Ben Laurie benl at google.com
Sat Feb 8 06:40:09 MST 2014


On 6 February 2014 19:05, Adam Langley <agl at chromium.org> wrote:
> On Thu, Feb 6, 2014 at 1:51 PM, Rick Andrews <Rick_Andrews at symantec.com> wrote:
>> Can you clarify something? The SCT delivery options described in the RFC are options for the web site owner, not for the CA. CAs will need to support all three options. We will have customers who won’t do stapling and can’t handle TLS extensions, so they just want the SCTs embedded in the cert. But not all customers will prefer that option. I believe other customers will want the SCT-in-the-OCSP-response or TLS extension option, because in those options you don’t have to transmit the SCTs in every SSL handshake. I suspect some of our large customers who are obsessed with performance will demand one of these options.
>>
>> So CAs will need to support all three options, unless you’re so small a CA that your few EV customers agree on one option. Is that your expectation?
>
> SCTs embedded in the certificate won't be sent for resumption
> handshakes of course.
>
> The TLS extension will be sent in the same cases as SCTs embedded in
> the certificate. (And the TLS extension doesn't need the CA to do
> anything.)
>
> The stapled OCSP response is likely to be sent in the same cases also.

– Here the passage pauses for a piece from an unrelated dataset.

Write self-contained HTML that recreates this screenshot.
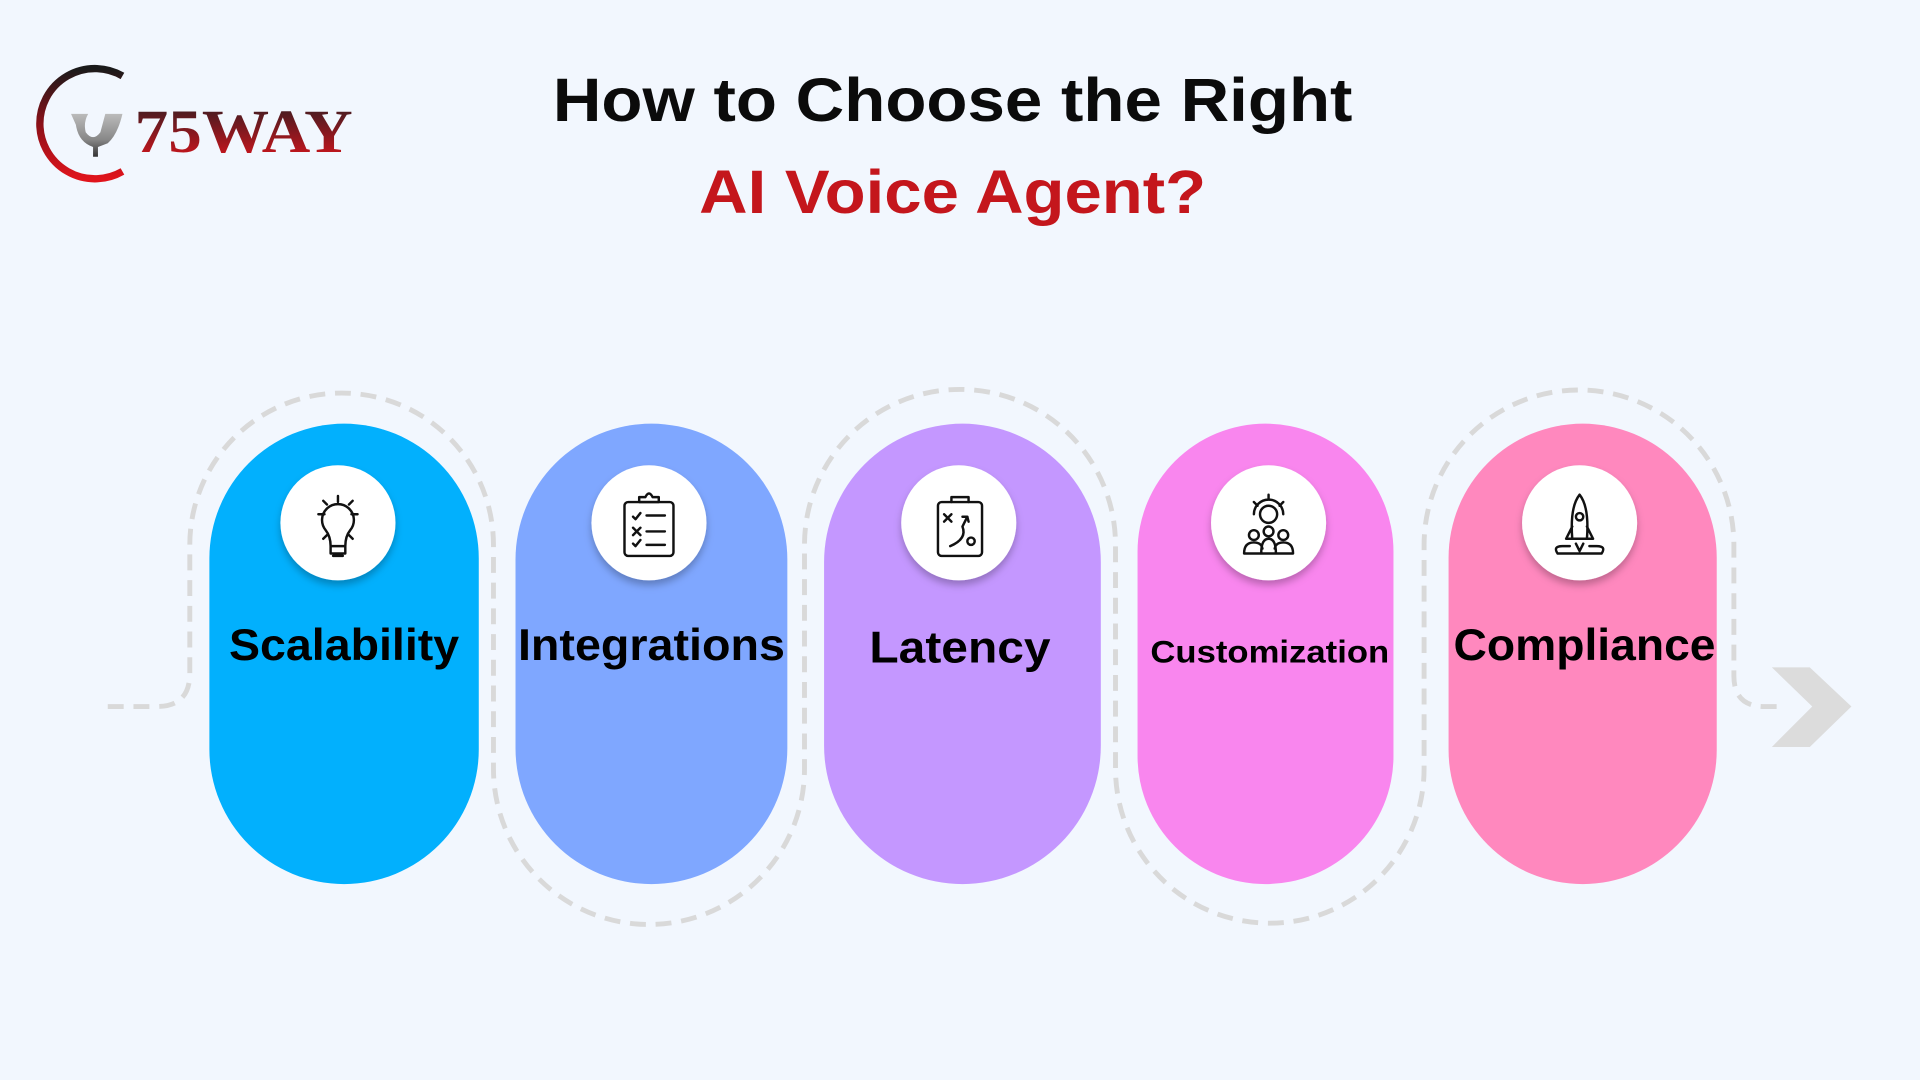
<!DOCTYPE html>
<html><head><meta charset="utf-8"><style>html,body{margin:0;padding:0;background:#f2f7fe;}svg{display:block}</style></head>
<body>
<svg width="1920" height="1080" viewBox="0 0 1568 882" xmlns="http://www.w3.org/2000/svg">
<defs>
<linearGradient id="lg" x1="0" y1="0" x2="0" y2="1"><stop offset="0" stop-color="#2a1d22"/><stop offset="1" stop-color="#e0141c"/></linearGradient>
<linearGradient id="ag" x1="0" y1="0" x2="0" y2="1"><stop offset="0" stop-color="#1a1a1a"/><stop offset="0.5" stop-color="#8a1018"/><stop offset="1" stop-color="#e0141c"/></linearGradient>
<linearGradient id="wg" x1="0" y1="0" x2="0" y2="1"><stop offset="0" stop-color="#bbb"/><stop offset="0.6" stop-color="#888"/><stop offset="1" stop-color="#333"/></linearGradient>
<filter id="sh" x="-30%" y="-30%" width="160%" height="170%"><feDropShadow dx="0" dy="4" stdDeviation="3" flood-color="#000" flood-opacity="0.25"/></filter>
</defs>
<rect width="1568" height="882" fill="#f2f7fe"/>
<!-- logo -->
<path d="M100 62 A45 45 0 1 0 100 140" fill="none" stroke="url(#ag)" stroke-width="6"/>
<path d="M58 93 L72 93 Q68 100 70 108 Q76 116 82 108 L86 93 L100 93 Q96 110 88 117 L80 120 L80 128 L76 128 L76 120 Q64 116 62 102 Z" fill="url(#wg)"/>
<text x="110" y="124" font-family="Liberation Serif, serif" font-weight="bold" font-size="50" fill="url(#lg)" textLength="178" lengthAdjust="spacingAndGlyphs">75WAY</text>
<!-- title -->
<text x="778" y="99" text-anchor="middle" font-family="Liberation Sans, sans-serif" font-weight="bold" font-size="50" fill="#0b0b0b" textLength="653" lengthAdjust="spacingAndGlyphs">How to Choose the Right</text>
<text x="778" y="174" text-anchor="middle" font-family="Liberation Sans, sans-serif" font-weight="bold" font-size="50" fill="#c4161c" textLength="414" lengthAdjust="spacingAndGlyphs">AI Voice Agent?</text>
<!-- dashed path -->
<path d="M88 577 L128 577 Q155 577 155 550 L155 445 A124 124 0 0 1 403 445 L403 628 A127 127 0 0 0 657 628 L657 445 A127 127 0 0 1 911 445 L911 628 A126 126 0 0 0 1163 628 L1163 445 A126.5 126.5 0 0 1 1416 445 L1416 552 Q1416 577 1441 577 L1452 577" fill="none" stroke="#d9d9d9" stroke-width="4" stroke-dasharray="13 8"/>
<polygon points="1447,545 1478,545 1512,577 1478,610 1447,610 1480,577" fill="#dcdcdc"/>
<!-- pills -->
<rect x="171" y="346" width="220" height="376" rx="110" fill="#02b0fd"/>
<rect x="421" y="346" width="222" height="376" rx="111" fill="#7fa7ff"/>
<rect x="673" y="346" width="226" height="376" rx="113" fill="#c497ff"/>
<rect x="929" y="346" width="209" height="376" rx="104.5" fill="#f986ee"/>
<rect x="1183" y="346" width="219" height="376" rx="109.5" fill="#ff88be"/>
<!-- icon circles -->
<g filter="url(#sh)" fill="#fff">
<circle cx="276" cy="427" r="47"/><circle cx="530" cy="427" r="47"/><circle cx="783" cy="427" r="47"/><circle cx="1036" cy="427" r="47"/><circle cx="1290" cy="427" r="47"/>
</g>
<g fill="none" stroke="#111" stroke-width="2" stroke-linecap="round" stroke-linejoin="round">
<!-- bulb -->
<path d="M270 446 Q270 438 266 433 A13 13 0 1 1 286 433 Q282 438 282 446 Z M270 446 L270 452 L282 452 L282 446 M272 454 L280 454"/>
<path d="M276 405 L276 410 M260 420 L265 420 M287 420 L292 420 M264 409 L267 412 M288 409 L285 412 M264 440 L267 437 M288 440 L285 437"/>
<!-- clipboard -->
<rect x="510" y="410" width="40" height="44" rx="3"/><path d="M522 410 L522 406 L527 406 Q530 400 533 406 L538 406 L538 410 Z"/>
<path d="M517 422 L519 424 L523 419 M517 431 L523 437 M523 431 L517 437 M517 444 L519 446 L523 441 M528 421 L543 421 M528 434 L543 434 M528 445 L543 445"/>
<!-- strategy clipboard -->
<rect x="766" y="410" width="36" height="44" rx="3"/><path d="M777 410 L777 406 L791 406 L791 410"/>
<path d="M771 420 L777 426 M777 420 L771 426 M776 446 Q790 440 786 430 L790 422 M786 422 L790 422 L791 426"/><circle cx="793" cy="442" r="3"/>
<!-- team gear -->
<circle cx="1036" cy="420" r="7"/><path d="M1024 420 A12 12 0 0 1 1048 420 M1036 404 L1036 408 M1024 410 L1027 413 M1048 410 L1045 413"/>
<circle cx="1024" cy="437" r="4"/><circle cx="1036" cy="434" r="4"/><circle cx="1048" cy="437" r="4"/>
<path d="M1016 452 Q1016 443 1024 443 Q1030 443 1031 448 M1030 452 Q1030 440 1036 440 Q1042 440 1042 452 M1041 448 Q1042 443 1048 443 Q1056 443 1056 452 M1016 452 L1056 452"/>
<!-- rocket -->
<path d="M1290 404 Q1298 414 1296 440 L1284 440 Q1282 414 1290 404 Z M1284 430 L1279 440 L1284 440 M1296 430 L1301 440 L1296 440"/><circle cx="1290" cy="422" r="3"/>
<path d="M1287 444 L1290 450 L1293 444 M1272 452 Q1268 446 1276 446 L1282 446 M1308 452 Q1312 446 1304 446 L1298 446 M1272 452 L1308 452"/>
</g>
<!-- labels -->
<g font-family="Liberation Sans, sans-serif" font-weight="bold" fill="#000" text-anchor="middle">
<text x="281" y="539" font-size="36" textLength="188" lengthAdjust="spacingAndGlyphs">Scalability</text>
<text x="532" y="539" font-size="36" textLength="218" lengthAdjust="spacingAndGlyphs">Integrations</text>
<text x="784" y="541" font-size="36" textLength="148" lengthAdjust="spacingAndGlyphs">Latency</text>
<text x="1037" y="541" font-size="26" textLength="195" lengthAdjust="spacingAndGlyphs">Customization</text>
<text x="1294" y="539" font-size="36" textLength="214" lengthAdjust="spacingAndGlyphs">Compliance</text>
</g>
</svg>
</body></html>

> One could imagine a client that doesn't request a stapled OCSP
> response when it has a cached OCSP response for the certificate that
> it saw from the server last time. But, if the server responds with a
> different certificate it's stuck. So I expect clients to always
> request the OCSP staple.
>
> So a CA only really need worry about the embedded case. Customers who
> are concerned about the performance impact of a few hundred extra
> bytes very likely have much easier avenues to reduce the size, like
> having different certs for different names rather than dozens of SANs.

Just to clarify: if CAs want to use OCSP stapling, then obviously they
need to add CT support to their OCSP responder. But the only thing CAs
really _have_ to do is the embedded case.